(Leica D-Lux 5)
It is not age alone which turns old memories about something much more endearing to a person, but the chemical action of friendship and of many kinds of tears and laughter carried with it. I stumbled upon this street-side barbershop around a corner in uphill Sheung Wan, an old area quieter than most parts of the urban area in Hong Kong. A few of such can be found tucked among the back lanes between Central and the districts to the west, and other old districts on the Kowloon peninsula as well. What is so striking about this one is that I have never come across any as sizable and well equipped. Equally striking are the two special reclining chairs which are not commonly seen in such street-side barbershops. As told during a visit to this, these chairs are worth thousands of Hong Kong dollars each. And they are not available just anywhere now.

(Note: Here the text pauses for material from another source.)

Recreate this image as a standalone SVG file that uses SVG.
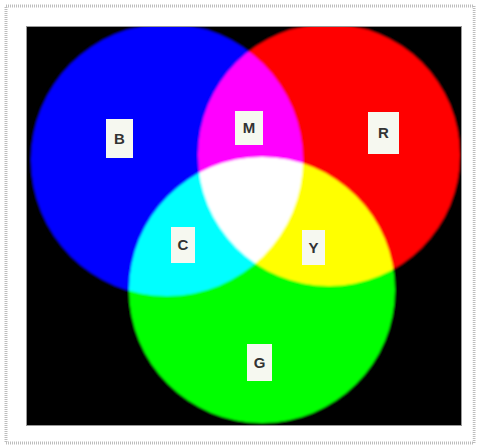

These street-side barbershops sprang throughout the territories in last century until maybe the late 1980s to provide affordable hairdressing service to the locals. In the beginning, there were the itinerant barbers, gradually replaced by such street-side vendors which in turn were phased out with the advent of the fashionable, air-conditioned Shanghainese hairdressing saloons as shown in the above link and written previously here.
At the very mention of a street-side barbershop, a prominent feature of it immediately jumps to mind. It is that in the old days, they were the citadels for children after school for the sake of the many boxes of comic books. There were usually lots of them, new and back issues, provided for free by the barbers. To those who were one of these young patrons and readers, a barbershop cum makeshift library may be a more apt description of the business. At times, children laughed together at the jokes in the comic books. At other times, reading comics about a gangsters' story would be followed by a pretended combat which could erupt into a real fighting and tearful parting in the end.